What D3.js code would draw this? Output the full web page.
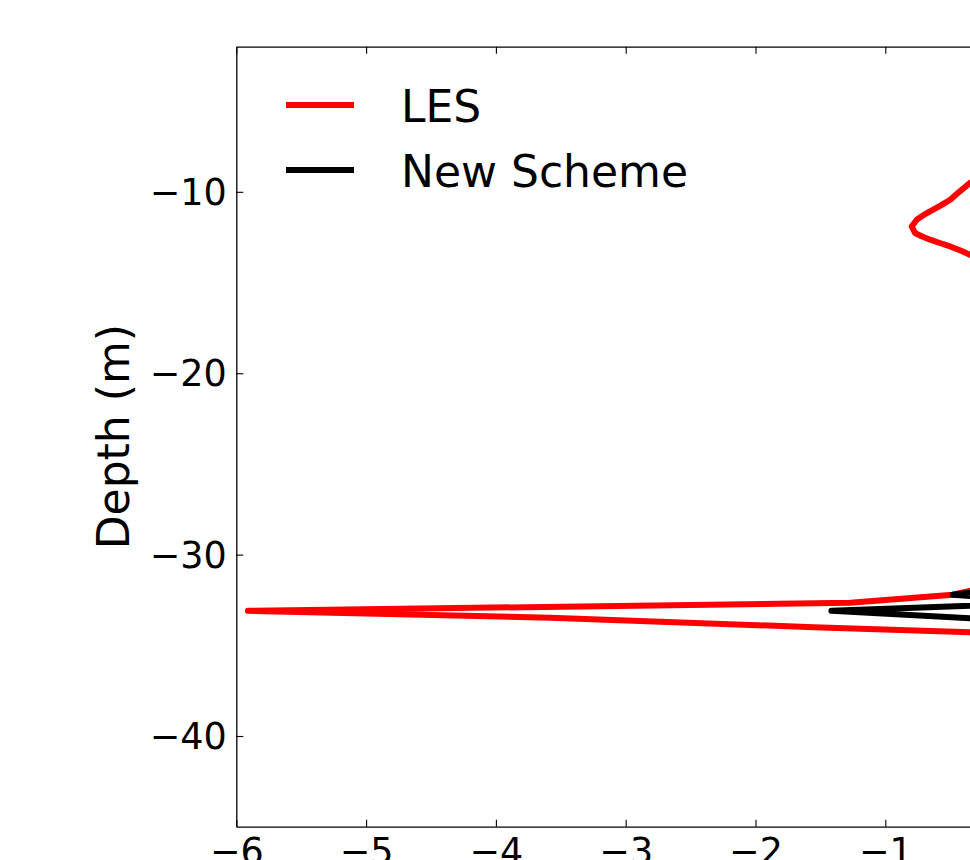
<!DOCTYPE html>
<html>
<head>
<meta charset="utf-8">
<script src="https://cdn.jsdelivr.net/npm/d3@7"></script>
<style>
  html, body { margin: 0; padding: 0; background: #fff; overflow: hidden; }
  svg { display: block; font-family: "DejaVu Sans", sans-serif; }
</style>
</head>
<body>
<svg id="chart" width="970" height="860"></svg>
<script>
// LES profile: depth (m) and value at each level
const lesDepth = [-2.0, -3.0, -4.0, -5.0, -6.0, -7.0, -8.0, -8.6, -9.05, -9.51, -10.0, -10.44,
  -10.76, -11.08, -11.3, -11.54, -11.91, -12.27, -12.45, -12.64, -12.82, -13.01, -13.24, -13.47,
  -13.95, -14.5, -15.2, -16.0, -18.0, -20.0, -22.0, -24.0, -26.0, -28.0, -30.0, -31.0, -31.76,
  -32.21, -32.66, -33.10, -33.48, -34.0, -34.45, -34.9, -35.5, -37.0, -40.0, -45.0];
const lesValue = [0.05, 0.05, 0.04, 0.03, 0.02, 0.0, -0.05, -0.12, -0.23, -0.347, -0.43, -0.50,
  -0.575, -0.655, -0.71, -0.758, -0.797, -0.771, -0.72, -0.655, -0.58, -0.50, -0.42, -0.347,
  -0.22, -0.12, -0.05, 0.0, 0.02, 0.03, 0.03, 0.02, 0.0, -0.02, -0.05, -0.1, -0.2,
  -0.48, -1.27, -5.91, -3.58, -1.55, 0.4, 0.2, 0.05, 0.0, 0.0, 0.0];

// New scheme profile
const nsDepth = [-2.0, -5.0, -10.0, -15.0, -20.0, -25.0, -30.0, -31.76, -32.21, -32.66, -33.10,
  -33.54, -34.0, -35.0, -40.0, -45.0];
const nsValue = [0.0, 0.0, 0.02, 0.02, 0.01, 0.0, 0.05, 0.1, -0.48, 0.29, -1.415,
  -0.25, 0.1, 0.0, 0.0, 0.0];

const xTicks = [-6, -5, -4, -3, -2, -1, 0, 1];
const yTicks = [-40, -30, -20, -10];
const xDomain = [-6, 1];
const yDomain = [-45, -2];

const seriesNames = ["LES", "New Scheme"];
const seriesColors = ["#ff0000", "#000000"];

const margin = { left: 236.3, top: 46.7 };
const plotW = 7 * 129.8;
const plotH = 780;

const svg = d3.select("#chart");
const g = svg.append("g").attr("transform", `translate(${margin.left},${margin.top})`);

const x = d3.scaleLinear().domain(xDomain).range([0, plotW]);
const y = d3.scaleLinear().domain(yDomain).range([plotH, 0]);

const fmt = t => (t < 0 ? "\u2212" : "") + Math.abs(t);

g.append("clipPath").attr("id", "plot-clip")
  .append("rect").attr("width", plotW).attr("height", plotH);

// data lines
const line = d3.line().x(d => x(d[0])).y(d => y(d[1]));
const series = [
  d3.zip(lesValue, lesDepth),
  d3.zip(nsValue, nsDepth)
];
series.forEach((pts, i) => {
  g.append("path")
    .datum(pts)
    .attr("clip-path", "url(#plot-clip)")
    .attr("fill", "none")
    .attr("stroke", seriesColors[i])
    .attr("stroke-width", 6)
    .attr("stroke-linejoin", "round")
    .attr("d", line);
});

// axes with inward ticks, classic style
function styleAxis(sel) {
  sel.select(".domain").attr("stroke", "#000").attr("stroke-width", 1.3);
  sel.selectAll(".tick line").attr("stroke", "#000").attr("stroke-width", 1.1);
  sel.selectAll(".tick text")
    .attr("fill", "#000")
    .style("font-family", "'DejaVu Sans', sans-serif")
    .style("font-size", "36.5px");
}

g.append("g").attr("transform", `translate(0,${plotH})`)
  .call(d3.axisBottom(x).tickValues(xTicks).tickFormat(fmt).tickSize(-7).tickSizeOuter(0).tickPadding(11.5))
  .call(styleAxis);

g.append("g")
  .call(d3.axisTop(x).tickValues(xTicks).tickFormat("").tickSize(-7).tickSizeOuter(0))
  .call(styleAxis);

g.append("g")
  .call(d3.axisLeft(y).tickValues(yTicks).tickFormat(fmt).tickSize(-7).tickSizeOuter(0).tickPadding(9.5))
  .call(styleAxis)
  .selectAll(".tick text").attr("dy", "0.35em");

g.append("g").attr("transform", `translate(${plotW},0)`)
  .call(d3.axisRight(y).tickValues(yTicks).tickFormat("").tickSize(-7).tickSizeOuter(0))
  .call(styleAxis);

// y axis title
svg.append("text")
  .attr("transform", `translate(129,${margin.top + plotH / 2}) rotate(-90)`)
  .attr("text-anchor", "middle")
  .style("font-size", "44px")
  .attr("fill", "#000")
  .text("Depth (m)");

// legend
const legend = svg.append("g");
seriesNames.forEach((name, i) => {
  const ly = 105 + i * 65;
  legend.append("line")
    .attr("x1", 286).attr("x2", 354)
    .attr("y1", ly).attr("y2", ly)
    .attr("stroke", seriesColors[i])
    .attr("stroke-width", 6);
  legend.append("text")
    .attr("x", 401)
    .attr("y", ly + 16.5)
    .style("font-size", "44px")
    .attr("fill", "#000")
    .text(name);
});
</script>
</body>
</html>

-------

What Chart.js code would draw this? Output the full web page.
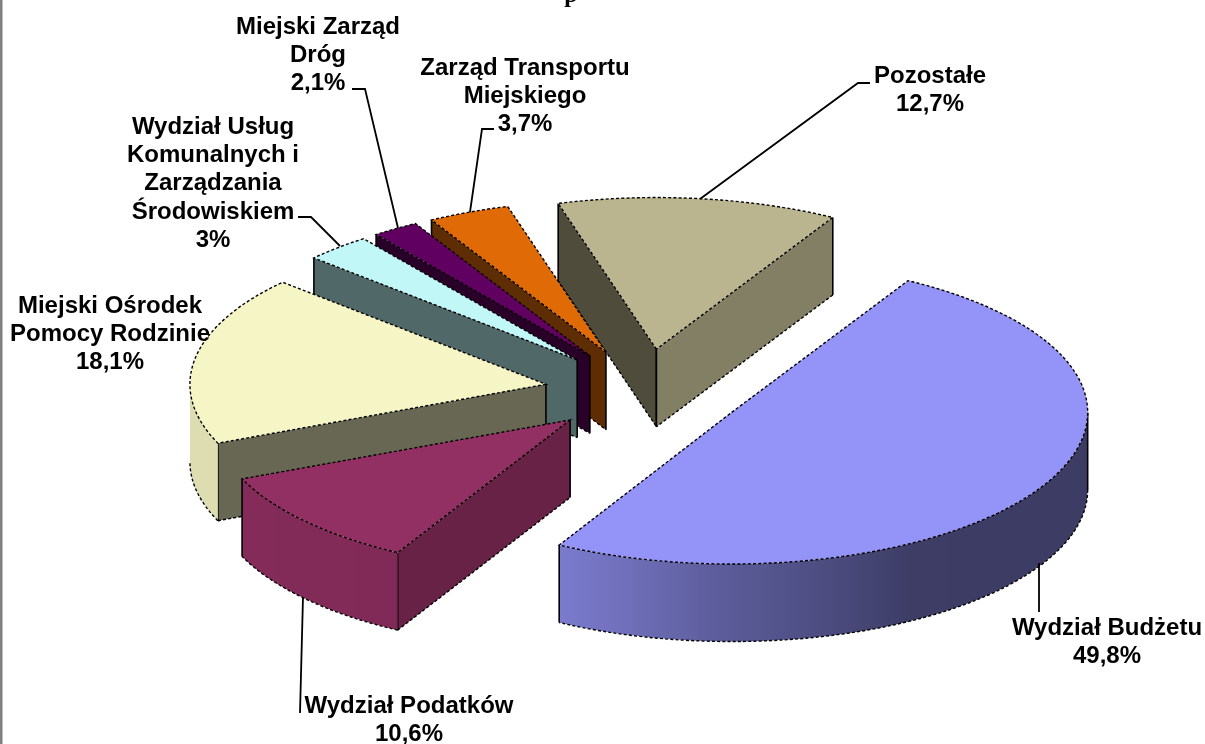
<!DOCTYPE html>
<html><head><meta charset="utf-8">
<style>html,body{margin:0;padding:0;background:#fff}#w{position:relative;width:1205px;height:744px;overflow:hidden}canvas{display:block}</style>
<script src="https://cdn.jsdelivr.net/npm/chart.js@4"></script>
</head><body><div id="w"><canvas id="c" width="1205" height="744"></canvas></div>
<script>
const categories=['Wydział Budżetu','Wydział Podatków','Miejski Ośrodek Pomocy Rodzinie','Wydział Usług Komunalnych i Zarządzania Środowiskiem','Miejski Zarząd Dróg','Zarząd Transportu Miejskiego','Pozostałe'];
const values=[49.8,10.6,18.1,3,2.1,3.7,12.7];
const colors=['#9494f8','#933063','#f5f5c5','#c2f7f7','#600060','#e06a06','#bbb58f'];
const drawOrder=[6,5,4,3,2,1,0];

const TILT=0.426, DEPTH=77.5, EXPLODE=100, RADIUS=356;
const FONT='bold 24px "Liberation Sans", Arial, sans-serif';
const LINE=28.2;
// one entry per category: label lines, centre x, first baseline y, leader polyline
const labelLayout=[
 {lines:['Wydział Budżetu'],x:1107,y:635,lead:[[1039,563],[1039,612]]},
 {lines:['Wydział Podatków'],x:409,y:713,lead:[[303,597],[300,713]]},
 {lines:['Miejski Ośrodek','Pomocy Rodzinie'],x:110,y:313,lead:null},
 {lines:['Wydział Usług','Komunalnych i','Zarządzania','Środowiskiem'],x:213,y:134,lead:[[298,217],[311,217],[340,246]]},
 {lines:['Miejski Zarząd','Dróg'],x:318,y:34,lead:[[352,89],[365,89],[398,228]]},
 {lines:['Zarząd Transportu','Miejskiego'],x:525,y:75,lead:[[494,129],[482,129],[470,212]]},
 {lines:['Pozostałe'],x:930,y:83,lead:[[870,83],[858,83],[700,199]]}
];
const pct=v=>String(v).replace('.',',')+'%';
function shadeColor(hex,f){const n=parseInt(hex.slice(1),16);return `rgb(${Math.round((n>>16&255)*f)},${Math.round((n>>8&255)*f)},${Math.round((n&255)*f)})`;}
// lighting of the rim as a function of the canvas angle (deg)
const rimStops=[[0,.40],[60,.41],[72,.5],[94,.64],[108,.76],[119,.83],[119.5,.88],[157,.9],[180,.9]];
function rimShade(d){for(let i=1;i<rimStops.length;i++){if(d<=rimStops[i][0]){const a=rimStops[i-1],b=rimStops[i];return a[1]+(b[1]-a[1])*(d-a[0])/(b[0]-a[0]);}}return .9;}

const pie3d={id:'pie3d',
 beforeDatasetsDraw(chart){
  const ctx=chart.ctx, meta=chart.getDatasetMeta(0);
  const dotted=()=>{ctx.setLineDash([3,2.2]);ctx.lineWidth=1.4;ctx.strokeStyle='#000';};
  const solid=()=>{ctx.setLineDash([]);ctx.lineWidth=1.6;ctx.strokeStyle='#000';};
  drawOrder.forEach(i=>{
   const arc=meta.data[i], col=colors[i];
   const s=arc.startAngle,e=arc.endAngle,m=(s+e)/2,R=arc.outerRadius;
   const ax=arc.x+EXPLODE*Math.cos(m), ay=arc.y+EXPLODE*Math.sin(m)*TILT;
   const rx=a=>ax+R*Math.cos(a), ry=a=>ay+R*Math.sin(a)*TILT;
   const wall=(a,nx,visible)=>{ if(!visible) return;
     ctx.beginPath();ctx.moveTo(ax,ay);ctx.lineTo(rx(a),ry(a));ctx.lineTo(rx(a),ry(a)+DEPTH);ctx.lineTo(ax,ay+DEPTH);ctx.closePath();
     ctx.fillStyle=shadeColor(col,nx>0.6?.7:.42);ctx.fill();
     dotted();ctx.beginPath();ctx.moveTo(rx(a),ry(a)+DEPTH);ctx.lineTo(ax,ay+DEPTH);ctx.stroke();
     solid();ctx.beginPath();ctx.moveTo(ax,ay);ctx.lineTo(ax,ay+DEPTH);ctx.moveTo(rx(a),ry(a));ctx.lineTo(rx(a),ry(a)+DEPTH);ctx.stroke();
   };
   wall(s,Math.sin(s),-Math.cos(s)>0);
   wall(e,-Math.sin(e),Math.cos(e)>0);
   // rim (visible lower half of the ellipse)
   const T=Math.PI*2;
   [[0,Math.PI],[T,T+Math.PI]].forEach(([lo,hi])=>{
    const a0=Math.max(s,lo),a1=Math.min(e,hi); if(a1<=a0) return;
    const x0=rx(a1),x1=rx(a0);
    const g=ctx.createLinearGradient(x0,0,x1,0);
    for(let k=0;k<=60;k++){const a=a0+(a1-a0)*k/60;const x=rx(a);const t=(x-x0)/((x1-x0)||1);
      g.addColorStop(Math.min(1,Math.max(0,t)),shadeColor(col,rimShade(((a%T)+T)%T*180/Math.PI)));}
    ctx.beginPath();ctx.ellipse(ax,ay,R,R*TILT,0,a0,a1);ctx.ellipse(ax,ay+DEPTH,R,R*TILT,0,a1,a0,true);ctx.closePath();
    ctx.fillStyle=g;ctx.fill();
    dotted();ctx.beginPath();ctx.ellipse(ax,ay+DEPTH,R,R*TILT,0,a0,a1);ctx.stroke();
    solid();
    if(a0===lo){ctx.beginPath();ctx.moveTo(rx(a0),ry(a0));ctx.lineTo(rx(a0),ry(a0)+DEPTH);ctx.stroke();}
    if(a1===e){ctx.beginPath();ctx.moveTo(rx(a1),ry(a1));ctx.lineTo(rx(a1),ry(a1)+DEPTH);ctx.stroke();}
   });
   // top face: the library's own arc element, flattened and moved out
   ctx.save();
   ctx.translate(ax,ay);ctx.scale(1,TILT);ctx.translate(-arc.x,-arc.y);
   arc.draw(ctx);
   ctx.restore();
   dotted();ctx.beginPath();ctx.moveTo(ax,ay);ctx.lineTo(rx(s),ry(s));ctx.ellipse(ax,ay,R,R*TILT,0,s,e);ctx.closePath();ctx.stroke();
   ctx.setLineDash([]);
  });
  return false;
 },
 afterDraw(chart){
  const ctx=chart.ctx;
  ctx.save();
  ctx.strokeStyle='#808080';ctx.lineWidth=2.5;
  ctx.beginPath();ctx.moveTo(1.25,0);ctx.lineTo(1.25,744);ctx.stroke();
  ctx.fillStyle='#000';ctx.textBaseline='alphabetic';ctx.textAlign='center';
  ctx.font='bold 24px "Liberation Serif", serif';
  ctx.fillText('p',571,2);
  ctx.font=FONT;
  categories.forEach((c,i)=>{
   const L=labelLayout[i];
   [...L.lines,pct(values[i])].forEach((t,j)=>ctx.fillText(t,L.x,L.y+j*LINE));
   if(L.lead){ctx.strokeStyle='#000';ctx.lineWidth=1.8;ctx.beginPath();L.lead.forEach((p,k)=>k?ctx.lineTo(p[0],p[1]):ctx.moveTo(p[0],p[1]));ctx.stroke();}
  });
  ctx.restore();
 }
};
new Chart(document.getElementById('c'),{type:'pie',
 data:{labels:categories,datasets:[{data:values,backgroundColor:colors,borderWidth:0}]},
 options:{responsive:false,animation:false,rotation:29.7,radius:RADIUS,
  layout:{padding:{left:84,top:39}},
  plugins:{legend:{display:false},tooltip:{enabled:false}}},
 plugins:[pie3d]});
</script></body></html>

-------

Exercise instructions>
Reproduce the data above exactly, but only from the line containing "What D3.js code" through the line containing "const fmt = t"; skip the pictures.

Written reply>
What D3.js code would draw this? Output the full web page.
<!DOCTYPE html>
<html>
<head>
<meta charset="utf-8">
<script src="https://cdn.jsdelivr.net/npm/d3@7"></script>
<style>
  html, body { margin: 0; padding: 0; background: #fff; overflow: hidden; }
  svg { display: block; font-family: "DejaVu Sans", sans-serif; }
</style>
</head>
<body>
<svg id="chart" width="970" height="860"></svg>
<script>
// LES profile: depth (m) and value at each level
const lesDepth = [-2.0, -3.0, -4.0, -5.0, -6.0, -7.0, -8.0, -8.6, -9.05, -9.51, -10.0, -10.44,
  -10.76, -11.08, -11.3, -11.54, -11.91, -12.27, -12.45, -12.64, -12.82, -13.01, -13.24, -13.47,
  -13.95, -14.5, -15.2, -16.0, -18.0, -20.0, -22.0, -24.0, -26.0, -28.0, -30.0, -31.0, -31.76,
  -32.21, -32.66, -33.10, -33.48, -34.0, -34.45, -34.9, -35.5, -37.0, -40.0, -45.0];
const lesValue = [0.05, 0.05, 0.04, 0.03, 0.02, 0.0, -0.05, -0.12, -0.23, -0.347, -0.43, -0.50,
  -0.575, -0.655, -0.71, -0.758, -0.797, -0.771, -0.72, -0.655, -0.58, -0.50, -0.42, -0.347,
  -0.22, -0.12, -0.05, 0.0, 0.02, 0.03, 0.03, 0.02, 0.0, -0.02, -0.05, -0.1, -0.2,
  -0.48, -1.27, -5.91, -3.58, -1.55, 0.4, 0.2, 0.05, 0.0, 0.0, 0.0];

// New scheme profile
const nsDepth = [-2.0, -5.0, -10.0, -15.0, -20.0, -25.0, -30.0, -31.76, -32.21, -32.66, -33.10,
  -33.54, -34.0, -35.0, -40.0, -45.0];
const nsValue = [0.0, 0.0, 0.02, 0.02, 0.01, 0.0, 0.05, 0.1, -0.48, 0.29, -1.415,
  -0.25, 0.1, 0.0, 0.0, 0.0];

const xTicks = [-6, -5, -4, -3, -2, -1, 0, 1];
const yTicks = [-40, -30, -20, -10];
const xDomain = [-6, 1];
const yDomain = [-45, -2];

const seriesNames = ["LES", "New Scheme"];
const seriesColors = ["#ff0000", "#000000"];

const margin = { left: 236.3, top: 46.7 };
const plotW = 7 * 129.8;
const plotH = 780;

const svg = d3.select("#chart");
const g = svg.append("g").attr("transform", `translate(${margin.left},${margin.top})`);

const x = d3.scaleLinear().domain(xDomain).range([0, plotW]);
const y = d3.scaleLinear().domain(yDomain).range([plotH, 0]);

const fmt = t => (t < 0 ? "\u2212" : "") + Math.abs(t);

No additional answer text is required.